2013 also saw the first readily available English language edition, published by Laissez Faire Books, of Copernicus’s Essay on Money translated from the Latin by classicist Prof. Gerald Malsbary, co-edited by this columnist and by Charles Kadlec.  Its introduction, by this co-editor, observes:

THE CLASSICAL GOLD STANDARD has a more profound pedigree than many know.

It is fairly widely understood that the classical gold standard origi­nally was designed, in 1717, by Sir Isaac Newton, then master of the mint of Great Britain. It lasted for two centuries, and it is an irony of history that John Law’s notorious experiment with paper money, which ruined his investors, France, and himself and lasted but three years, was initiated in the same year.

The fact of Newton’s role as architect alone would provide the gold standard with a most dignified intellectual provenance. Now comes a new, meticulously researched, and lucidly devised translation by clas­sicist Gerald Malsbary ….

Through this translation, scholars, intellectuals, and policy makers readily will be able to discern that the fundamental intellectual ground­work for the classical gold standard was laid by another scientific icon, Nicolas Copernicus. Yes, Copernicus, the very same who placed the sun in the center of the solar system.

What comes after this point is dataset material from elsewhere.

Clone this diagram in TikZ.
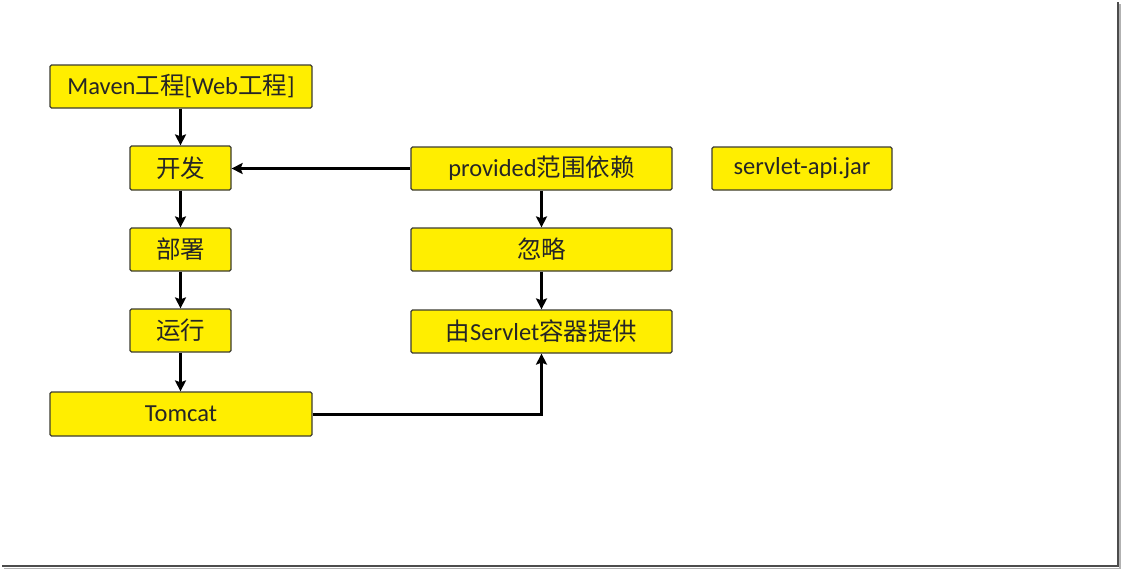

Prof. Malsbary’s translation shows Copernicus’s widely overlooked tract On the Minting of Money as no more dated than heliocentricity, contemporary and as lucid as anything ever written on monetary policy.

Good books. Still, the most perceptive statement on the logic of lawmaking on record may be that by Oliver Wendell Holmes, Jr. in his famous lecture at the Lowell Institute, published in his classic work The Common Law:

The life of the law has not been logic: it has been experience. The felt necessities of the time, the prevalent moral and political theories, intuitions of public policy, avowed or unconscious, even the prejudices which judges share with their fellow-men, have had a good deal more to do than the syllogism in determining the rules by which men should be governed. The law embodies the story of a nation’s development through many centuries, and it cannot be dealt with as if it contained only the axioms and corollaries of a book of mathematics.

“The life of the law has not been logic: it has been experience.”  This is, of course, a more eloquent way of saying that politicians — our legislators — our lawmakers — and their aides primarily, and justifiably, rely upon heuristics.  Street smarts not book smarts.

Meanwhile, all to the good, Nathan Lewis’s desire for “About twelve good books, recently written” — even if one excludes Jefferson and Copernicus as “not recently written” — is well under way to fulfillment.  The gold standard makes street sense and book sense both.